> **PROMPT**
Everything from the first line down to the line containing "plt.rcParams['font.family'] = ['Liberation" should be reproduced exactly; please include nothing else.

> **DATA BLOCK**
####

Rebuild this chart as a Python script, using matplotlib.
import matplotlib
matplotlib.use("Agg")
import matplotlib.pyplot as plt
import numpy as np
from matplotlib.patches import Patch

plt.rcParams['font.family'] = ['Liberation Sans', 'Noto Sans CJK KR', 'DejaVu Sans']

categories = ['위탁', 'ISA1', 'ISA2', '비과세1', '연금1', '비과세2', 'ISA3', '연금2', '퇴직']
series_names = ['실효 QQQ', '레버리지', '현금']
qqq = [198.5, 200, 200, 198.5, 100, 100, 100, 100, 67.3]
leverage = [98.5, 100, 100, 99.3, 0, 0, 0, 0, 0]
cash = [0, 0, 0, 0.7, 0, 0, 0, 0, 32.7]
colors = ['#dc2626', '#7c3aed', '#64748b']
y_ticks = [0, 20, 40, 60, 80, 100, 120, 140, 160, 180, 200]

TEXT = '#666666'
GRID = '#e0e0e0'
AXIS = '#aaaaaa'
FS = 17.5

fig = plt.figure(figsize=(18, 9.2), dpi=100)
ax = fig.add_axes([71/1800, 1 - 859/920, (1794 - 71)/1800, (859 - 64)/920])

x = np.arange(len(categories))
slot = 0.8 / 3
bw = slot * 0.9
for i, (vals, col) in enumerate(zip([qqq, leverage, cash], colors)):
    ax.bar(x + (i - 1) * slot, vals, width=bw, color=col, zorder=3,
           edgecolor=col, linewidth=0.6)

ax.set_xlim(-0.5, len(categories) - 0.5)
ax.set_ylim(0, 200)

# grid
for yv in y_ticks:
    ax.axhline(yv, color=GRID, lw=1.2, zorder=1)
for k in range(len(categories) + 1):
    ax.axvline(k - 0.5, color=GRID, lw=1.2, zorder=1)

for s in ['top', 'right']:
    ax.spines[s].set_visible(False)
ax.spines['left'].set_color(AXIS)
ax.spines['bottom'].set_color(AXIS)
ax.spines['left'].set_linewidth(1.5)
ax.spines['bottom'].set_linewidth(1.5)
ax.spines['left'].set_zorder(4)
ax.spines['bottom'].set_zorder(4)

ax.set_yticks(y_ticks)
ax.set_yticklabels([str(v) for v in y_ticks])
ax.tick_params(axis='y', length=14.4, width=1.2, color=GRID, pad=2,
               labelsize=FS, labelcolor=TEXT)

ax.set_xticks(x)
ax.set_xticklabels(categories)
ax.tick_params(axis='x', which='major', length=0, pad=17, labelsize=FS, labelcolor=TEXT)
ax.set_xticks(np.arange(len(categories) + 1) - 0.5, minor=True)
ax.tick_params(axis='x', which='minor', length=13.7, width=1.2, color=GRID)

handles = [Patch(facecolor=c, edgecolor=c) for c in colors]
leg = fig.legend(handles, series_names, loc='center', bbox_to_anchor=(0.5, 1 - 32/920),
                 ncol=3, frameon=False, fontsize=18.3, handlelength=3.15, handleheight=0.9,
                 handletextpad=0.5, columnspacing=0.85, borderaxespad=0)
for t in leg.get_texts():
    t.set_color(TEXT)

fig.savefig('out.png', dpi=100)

####

> **EXERCISE RESPONSE**
Rebuild this chart as a Python script, using matplotlib.
import matplotlib
matplotlib.use("Agg")
import matplotlib.pyplot as plt
import numpy as np
from matplotlib.patches import Patch

plt.rcParams['font.family'] = ['Liberation Sans', 'Noto Sans CJK KR', 'DejaVu Sans']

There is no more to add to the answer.